→ TASK BRIEF
Retype the run of lines that opens with the line containing "Recreate this image" and closes with the line containing "0.862, 0.86, 0.8825]", exactly and inclusively, but skip the pictures.

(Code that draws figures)
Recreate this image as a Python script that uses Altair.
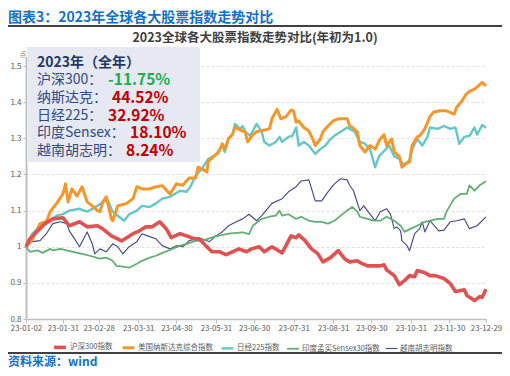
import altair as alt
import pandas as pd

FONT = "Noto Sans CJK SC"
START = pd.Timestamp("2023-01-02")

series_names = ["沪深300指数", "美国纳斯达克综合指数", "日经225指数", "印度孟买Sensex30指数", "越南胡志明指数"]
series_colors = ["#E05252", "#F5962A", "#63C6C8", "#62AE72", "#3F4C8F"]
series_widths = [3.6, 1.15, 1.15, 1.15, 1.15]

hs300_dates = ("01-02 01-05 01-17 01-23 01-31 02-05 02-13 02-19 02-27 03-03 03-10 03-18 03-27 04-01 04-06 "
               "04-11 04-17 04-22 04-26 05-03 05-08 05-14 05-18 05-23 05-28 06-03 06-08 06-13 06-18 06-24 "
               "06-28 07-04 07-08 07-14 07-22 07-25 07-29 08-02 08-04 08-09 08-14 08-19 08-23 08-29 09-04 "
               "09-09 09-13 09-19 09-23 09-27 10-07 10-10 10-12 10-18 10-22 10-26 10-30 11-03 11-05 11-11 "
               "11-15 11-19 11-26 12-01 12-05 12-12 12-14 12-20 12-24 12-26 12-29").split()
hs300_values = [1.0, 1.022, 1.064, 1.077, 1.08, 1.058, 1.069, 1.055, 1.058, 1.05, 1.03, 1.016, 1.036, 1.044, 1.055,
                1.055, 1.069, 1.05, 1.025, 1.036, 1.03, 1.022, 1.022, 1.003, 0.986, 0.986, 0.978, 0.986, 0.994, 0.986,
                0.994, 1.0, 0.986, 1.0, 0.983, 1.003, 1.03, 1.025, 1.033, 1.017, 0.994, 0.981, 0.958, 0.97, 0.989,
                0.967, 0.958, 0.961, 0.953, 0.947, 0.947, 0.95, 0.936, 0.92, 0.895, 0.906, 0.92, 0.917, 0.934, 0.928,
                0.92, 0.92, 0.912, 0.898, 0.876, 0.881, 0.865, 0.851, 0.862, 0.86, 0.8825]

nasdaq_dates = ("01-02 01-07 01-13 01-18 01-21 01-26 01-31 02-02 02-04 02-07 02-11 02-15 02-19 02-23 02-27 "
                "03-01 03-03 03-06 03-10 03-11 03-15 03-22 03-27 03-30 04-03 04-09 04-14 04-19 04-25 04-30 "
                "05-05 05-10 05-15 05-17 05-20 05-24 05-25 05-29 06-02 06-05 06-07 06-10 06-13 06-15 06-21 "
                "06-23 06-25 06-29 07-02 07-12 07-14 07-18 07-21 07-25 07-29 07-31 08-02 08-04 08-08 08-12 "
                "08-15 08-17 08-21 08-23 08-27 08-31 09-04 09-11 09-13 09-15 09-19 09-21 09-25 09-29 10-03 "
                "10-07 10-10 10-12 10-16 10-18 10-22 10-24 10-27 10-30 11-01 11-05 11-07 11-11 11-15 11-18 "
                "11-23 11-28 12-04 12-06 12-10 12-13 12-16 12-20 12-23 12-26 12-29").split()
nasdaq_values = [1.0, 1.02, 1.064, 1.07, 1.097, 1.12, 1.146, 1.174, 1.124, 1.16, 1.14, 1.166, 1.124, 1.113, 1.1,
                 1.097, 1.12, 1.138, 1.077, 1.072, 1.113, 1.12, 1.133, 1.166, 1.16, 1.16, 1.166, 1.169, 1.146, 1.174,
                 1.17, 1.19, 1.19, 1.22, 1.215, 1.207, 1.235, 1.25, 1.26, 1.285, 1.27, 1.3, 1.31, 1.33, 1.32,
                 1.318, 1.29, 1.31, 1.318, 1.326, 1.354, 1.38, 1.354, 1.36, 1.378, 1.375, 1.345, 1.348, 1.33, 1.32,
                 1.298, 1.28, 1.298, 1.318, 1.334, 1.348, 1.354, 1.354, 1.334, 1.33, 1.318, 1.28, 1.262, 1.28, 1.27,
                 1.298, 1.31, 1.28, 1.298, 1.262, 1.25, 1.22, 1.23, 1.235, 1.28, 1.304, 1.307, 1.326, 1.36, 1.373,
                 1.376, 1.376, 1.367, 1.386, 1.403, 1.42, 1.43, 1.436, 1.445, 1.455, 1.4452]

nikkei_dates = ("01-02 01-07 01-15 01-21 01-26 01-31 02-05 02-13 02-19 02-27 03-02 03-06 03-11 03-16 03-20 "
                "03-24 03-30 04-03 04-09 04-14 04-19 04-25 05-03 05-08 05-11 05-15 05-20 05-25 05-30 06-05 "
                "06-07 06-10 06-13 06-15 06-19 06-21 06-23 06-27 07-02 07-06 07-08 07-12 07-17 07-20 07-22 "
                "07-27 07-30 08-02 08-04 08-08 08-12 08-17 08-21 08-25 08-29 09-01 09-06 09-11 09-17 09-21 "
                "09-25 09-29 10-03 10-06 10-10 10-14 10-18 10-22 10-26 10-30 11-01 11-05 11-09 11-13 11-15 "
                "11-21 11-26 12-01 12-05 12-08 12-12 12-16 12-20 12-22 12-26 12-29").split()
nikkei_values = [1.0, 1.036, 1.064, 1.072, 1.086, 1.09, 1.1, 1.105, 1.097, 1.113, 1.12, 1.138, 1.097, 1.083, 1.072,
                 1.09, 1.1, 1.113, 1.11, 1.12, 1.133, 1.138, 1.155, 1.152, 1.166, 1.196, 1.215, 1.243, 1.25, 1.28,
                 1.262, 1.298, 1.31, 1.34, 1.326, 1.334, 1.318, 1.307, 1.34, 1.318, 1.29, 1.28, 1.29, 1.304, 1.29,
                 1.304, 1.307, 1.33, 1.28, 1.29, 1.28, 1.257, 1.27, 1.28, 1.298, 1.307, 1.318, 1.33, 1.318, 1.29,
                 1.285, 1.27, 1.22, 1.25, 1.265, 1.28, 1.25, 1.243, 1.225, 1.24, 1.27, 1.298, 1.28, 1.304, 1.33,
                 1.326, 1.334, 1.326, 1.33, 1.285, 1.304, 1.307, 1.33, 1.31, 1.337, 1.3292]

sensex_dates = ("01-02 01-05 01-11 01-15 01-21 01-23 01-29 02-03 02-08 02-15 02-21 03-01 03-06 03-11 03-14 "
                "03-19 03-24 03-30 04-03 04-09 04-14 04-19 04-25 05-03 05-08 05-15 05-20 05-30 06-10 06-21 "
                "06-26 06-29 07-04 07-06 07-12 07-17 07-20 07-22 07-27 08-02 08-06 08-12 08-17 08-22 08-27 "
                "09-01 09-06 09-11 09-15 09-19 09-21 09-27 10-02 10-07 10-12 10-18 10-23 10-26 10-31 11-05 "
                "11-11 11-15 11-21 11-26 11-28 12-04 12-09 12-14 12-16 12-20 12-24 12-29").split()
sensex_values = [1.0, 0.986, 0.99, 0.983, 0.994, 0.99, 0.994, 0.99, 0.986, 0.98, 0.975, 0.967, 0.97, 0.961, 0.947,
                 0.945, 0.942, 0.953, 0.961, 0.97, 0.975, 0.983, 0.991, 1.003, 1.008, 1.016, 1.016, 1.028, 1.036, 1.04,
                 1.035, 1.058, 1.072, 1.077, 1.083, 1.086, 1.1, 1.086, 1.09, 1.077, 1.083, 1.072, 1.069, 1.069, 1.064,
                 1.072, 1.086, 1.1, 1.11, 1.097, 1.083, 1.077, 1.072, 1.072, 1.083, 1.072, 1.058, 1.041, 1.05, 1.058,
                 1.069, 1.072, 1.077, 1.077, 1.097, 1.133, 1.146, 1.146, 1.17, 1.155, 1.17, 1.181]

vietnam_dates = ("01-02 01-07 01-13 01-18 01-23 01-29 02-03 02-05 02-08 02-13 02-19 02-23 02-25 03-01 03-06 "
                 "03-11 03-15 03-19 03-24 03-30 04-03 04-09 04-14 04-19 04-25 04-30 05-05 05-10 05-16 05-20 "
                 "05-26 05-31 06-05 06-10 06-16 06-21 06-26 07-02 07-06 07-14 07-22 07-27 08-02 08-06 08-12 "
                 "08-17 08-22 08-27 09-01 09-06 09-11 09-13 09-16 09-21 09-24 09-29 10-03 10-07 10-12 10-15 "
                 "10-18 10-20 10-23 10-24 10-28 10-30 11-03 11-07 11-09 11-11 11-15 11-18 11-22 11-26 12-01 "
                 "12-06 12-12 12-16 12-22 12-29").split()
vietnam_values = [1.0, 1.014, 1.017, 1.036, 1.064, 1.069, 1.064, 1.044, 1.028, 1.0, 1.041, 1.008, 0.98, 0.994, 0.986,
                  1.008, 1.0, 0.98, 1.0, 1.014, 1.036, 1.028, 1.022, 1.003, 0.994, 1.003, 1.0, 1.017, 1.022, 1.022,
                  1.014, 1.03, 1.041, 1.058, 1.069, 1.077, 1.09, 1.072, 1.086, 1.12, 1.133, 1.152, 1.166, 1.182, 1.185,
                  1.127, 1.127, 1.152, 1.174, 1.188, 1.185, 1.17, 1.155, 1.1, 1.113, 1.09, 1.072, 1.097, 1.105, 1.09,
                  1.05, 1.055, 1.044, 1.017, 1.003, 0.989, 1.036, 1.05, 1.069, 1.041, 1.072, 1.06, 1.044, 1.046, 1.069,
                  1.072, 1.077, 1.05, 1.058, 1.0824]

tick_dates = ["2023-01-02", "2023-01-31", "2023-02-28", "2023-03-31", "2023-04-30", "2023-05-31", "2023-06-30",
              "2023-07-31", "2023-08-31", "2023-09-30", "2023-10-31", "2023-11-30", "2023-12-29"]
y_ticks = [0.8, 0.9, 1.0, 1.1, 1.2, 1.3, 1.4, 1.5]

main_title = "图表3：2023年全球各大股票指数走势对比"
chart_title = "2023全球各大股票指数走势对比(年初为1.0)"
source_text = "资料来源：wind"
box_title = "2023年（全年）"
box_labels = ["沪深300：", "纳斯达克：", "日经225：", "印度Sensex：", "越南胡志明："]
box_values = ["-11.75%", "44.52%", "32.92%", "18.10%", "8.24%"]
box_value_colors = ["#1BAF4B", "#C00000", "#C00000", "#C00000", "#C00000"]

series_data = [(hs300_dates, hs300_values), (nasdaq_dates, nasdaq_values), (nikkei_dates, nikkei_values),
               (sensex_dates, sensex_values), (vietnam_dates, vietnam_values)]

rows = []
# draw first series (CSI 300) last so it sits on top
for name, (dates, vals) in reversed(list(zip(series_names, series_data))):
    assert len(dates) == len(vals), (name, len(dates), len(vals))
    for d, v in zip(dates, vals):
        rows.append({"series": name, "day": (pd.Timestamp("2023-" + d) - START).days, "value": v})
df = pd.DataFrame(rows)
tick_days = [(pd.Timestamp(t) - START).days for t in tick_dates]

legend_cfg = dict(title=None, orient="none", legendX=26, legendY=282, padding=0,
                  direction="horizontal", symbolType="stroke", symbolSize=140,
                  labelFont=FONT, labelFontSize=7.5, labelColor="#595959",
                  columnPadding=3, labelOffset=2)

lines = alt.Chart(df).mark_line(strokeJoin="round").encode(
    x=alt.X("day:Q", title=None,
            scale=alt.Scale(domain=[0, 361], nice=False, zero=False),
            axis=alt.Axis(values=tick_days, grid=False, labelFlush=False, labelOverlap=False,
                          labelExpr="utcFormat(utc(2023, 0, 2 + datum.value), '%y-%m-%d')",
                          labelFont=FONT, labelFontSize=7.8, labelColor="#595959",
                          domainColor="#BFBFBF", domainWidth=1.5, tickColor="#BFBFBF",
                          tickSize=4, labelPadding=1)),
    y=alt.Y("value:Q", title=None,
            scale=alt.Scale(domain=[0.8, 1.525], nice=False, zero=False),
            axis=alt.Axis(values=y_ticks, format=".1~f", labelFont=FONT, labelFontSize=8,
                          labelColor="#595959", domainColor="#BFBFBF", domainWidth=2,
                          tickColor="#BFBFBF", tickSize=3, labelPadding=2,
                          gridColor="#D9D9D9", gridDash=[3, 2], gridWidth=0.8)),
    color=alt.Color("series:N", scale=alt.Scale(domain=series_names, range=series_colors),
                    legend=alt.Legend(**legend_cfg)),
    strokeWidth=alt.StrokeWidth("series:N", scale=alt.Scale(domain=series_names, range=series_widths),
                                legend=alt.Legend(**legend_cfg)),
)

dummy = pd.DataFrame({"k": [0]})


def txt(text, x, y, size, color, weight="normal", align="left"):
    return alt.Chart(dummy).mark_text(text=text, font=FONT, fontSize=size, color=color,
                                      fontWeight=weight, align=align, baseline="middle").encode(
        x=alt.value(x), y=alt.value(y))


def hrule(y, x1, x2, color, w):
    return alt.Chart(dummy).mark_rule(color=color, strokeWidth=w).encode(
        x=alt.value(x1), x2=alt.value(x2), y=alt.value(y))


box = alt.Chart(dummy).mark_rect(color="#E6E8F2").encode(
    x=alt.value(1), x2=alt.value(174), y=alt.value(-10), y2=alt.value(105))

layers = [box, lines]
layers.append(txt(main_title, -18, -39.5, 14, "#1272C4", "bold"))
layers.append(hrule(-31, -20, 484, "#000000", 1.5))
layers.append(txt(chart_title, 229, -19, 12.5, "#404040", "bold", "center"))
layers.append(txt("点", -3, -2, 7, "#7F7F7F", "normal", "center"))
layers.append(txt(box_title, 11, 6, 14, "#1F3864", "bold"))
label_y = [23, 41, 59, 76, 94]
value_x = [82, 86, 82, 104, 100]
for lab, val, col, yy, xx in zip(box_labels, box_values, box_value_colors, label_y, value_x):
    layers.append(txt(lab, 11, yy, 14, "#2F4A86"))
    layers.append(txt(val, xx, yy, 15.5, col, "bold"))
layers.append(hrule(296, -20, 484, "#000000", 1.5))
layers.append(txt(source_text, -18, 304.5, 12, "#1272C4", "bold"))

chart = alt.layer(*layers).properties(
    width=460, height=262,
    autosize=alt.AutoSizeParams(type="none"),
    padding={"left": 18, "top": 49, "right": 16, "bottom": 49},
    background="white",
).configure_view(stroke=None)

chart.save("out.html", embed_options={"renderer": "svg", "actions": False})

---

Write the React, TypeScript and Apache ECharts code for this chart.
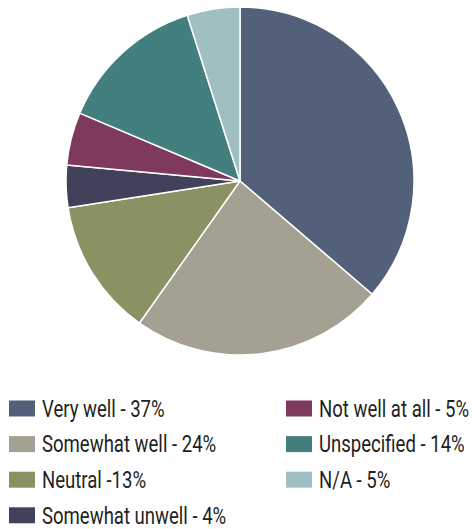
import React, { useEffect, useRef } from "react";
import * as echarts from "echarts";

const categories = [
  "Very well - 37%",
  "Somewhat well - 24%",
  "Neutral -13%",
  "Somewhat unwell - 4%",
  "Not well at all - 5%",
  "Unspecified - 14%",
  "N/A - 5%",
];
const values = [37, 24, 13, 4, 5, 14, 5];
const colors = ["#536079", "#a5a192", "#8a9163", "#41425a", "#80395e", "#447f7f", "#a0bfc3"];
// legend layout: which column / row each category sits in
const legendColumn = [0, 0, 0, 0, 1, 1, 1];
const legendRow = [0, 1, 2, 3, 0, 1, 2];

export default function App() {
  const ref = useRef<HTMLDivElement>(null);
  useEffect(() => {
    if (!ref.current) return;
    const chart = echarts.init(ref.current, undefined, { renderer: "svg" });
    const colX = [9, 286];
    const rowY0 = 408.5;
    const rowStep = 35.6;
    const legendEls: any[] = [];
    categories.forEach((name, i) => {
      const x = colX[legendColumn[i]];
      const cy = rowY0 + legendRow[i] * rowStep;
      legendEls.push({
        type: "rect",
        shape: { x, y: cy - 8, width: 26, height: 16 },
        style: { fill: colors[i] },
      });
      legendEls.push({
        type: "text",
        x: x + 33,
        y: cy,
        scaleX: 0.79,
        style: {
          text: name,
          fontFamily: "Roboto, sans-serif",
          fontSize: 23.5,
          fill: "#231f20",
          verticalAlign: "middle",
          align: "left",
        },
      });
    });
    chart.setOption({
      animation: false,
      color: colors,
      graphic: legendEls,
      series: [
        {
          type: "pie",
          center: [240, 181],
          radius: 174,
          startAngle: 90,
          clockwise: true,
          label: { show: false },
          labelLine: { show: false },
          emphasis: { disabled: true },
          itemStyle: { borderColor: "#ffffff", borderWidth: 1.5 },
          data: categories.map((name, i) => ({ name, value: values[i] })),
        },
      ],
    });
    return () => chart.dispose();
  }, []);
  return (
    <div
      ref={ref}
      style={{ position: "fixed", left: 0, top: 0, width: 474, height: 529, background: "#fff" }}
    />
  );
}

→ EXERCISE ANSWER
Recreate this image as a Python script that uses Altair.
import altair as alt
import pandas as pd

FONT = "Noto Sans CJK SC"
START = pd.Timestamp("2023-01-02")

series_names = ["沪深300指数", "美国纳斯达克综合指数", "日经225指数", "印度孟买Sensex30指数", "越南胡志明指数"]
series_colors = ["#E05252", "#F5962A", "#63C6C8", "#62AE72", "#3F4C8F"]
series_widths = [3.6, 1.15, 1.15, 1.15, 1.15]

hs300_dates = ("01-02 01-05 01-17 01-23 01-31 02-05 02-13 02-19 02-27 03-03 03-10 03-18 03-27 04-01 04-06 "
               "04-11 04-17 04-22 04-26 05-03 05-08 05-14 05-18 05-23 05-28 06-03 06-08 06-13 06-18 06-24 "
               "06-28 07-04 07-08 07-14 07-22 07-25 07-29 08-02 08-04 08-09 08-14 08-19 08-23 08-29 09-04 "
               "09-09 09-13 09-19 09-23 09-27 10-07 10-10 10-12 10-18 10-22 10-26 10-30 11-03 11-05 11-11 "
               "11-15 11-19 11-26 12-01 12-05 12-12 12-14 12-20 12-24 12-26 12-29").split()
hs300_values = [1.0, 1.022, 1.064, 1.077, 1.08, 1.058, 1.069, 1.055, 1.058, 1.05, 1.03, 1.016, 1.036, 1.044, 1.055,
                1.055, 1.069, 1.05, 1.025, 1.036, 1.03, 1.022, 1.022, 1.003, 0.986, 0.986, 0.978, 0.986, 0.994, 0.986,
                0.994, 1.0, 0.986, 1.0, 0.983, 1.003, 1.03, 1.025, 1.033, 1.017, 0.994, 0.981, 0.958, 0.97, 0.989,
                0.967, 0.958, 0.961, 0.953, 0.947, 0.947, 0.95, 0.936, 0.92, 0.895, 0.906, 0.92, 0.917, 0.934, 0.928,
                0.92, 0.92, 0.912, 0.898, 0.876, 0.881, 0.865, 0.851, 0.862, 0.86, 0.8825]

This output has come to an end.